Life in community – living and working together – is nothing less than a necessity for us. It is an inescapable “must” that determines everything we do and think.

Our own plans and efforts are not what have been decisive for us in choosing to live this way. Rather, we have been gripped by a certainty – a certainty that has its origin and power in the source of every necessity, a source able to transform all compulsion. This source takes anything that seems a necessity and overwhelms it with superior power. We confess: this source, this power, is God.

Faith and Community

God is the source of life. In him and through him our common life is built up and led time and again through acute struggles to ultimate victory. In such a life, one will seek in vain for a pleasant idyll of human comfort or the fulfillment of romantic yearnings; much less will this life satisfy any egoistic desires for personal happiness. No, this is a way dedicated to the unconditional will to love, a way that shares in God’s own will to community. It is an exceedingly dangerous way, a way of deep suffering, which leads straight into the struggle for existence and a life of labor, into all the difficulties created by the human character. And yet, just this is our deepest joy: to see clearly the momentous conflict – the indescribable tension between life and death, man’s position between heaven and hell – and still to believe that life, love, and truth will triumph over all opposition, because we believe in God.

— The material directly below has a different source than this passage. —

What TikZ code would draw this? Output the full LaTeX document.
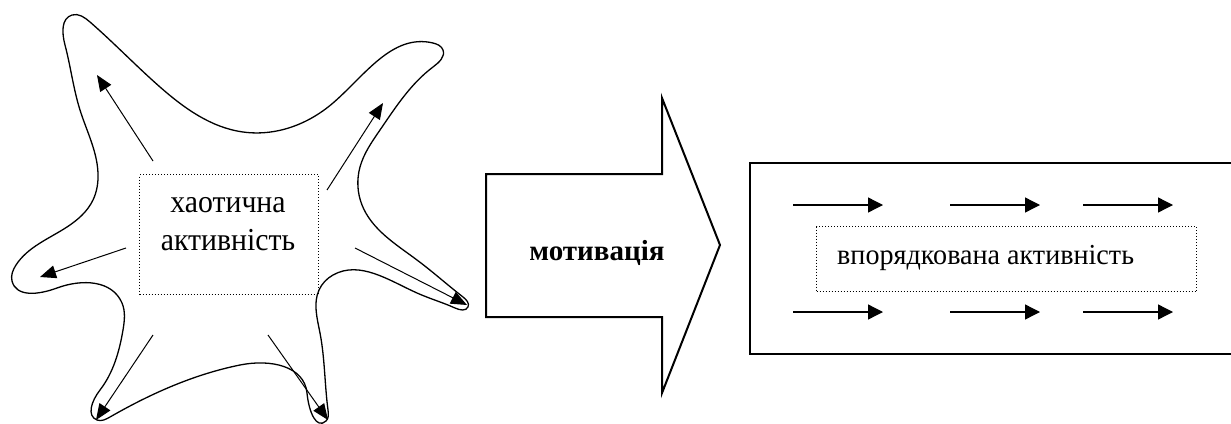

This faith is not a theory for us; neither is it a dogma, a system of ideas, a fabric of words, or a form of worship, nor is it an organization such as a church or sect. Faith means receiving God himself – it means being overwhelmed by God. Faith is the strength that enables us to take this path. It helps us to find trust again and again when, from a human point of view, the foundations of trust have been destroyed. Faith gives us the vision to perceive what is essential and undying. It gives us eyes to see what cannot be seen, and hands to grasp what cannot be touched, although this intangible reality is present always and everywhere.

Faith gives us the ability to see people as they are, not as they present themselves. It frees us from viewing others in the light of social custom or according to their weaknesses. It cannot be deceived by the masks of good manners and convention, of business respectability, of middle-class morals, of pious observance, or of political power. For faith sees that all these masks, fashioned as they are by our Mammon-worshiping, unclean, and murderous society, amount to a lie.

Yet neither will faith be deceived in the other direction and made to think that the maliciousness and fickleness of the human character (though real) are its actual and ultimate nature. To be sure, faith takes seriously the fact that we human beings, with our present natural makeup, are incapable of community. Temperamental mood-swings, possessive impulses and cravings for physical and emotional satisfaction, powerful currents of ambition and touchiness, the desire for personal influence over others, and human privileges of all kinds – all these place seemingly insurmountable obstacles in the way of true community.

But with faith we cannot be deluded into thinking that these real weaknesses of human nature are decisive. On the contrary, in the face of the power of God and his all-conquering love, they are of no significance. God is stronger than these realities. The community-creating energy of his Spirit overcomes them all.

Here it becomes abundantly clear that the realization of true community, the actual building up of a communal life, is impossible without faith in a higher Power. In spite of all that goes wrong, people try again and again to put their trust either in human goodness (which really does exist) or in the force of law. But all their efforts are bound to come to grief when faced with the reality of evil. The only power that can build true community is faith in the ultimate mystery of the Good: faith in God.


  1. Arnold of Brescia (1090–1155) was an Italian priest and monk who protested an over-powerful clergy and argued that the church should renounce its property and live in “apostolic poverty.” He was excommunicated and eventually executed on the orders of the Roman Curia. —Ed.
  2. The Brothers of the Common Life, a monastic order that existed from the end of the fourteenth century until the Reformation, lived by the work of their hands, especially by copying. Their best-known member was Thomas à Kempis (1380–1471), author of The Imitation of Christ.—Ed.
  3. Jean de Labadie (1610–1674) was a French Pietist who founded a community that practiced community of goods, joint education of children, and a simple lifestyle. —Ed.
  4. Immanuel Kant describes the freedom of the good will in Groundwork of the Metaphysics of Morals (first published in 1785). —Ed.
  5. Kees Boeke (1884–1966) was a Dutch reformist educator and (at the time of writing) a Christian anarchist and pacifist. His 1957 book Cosmic View would go on to inspire the 1968 films Cosmic Zoom and Powers of Ten. —Ed.
  6. The original includes details about Arnold’s community’s enterprises, which are omitted here. —Ed.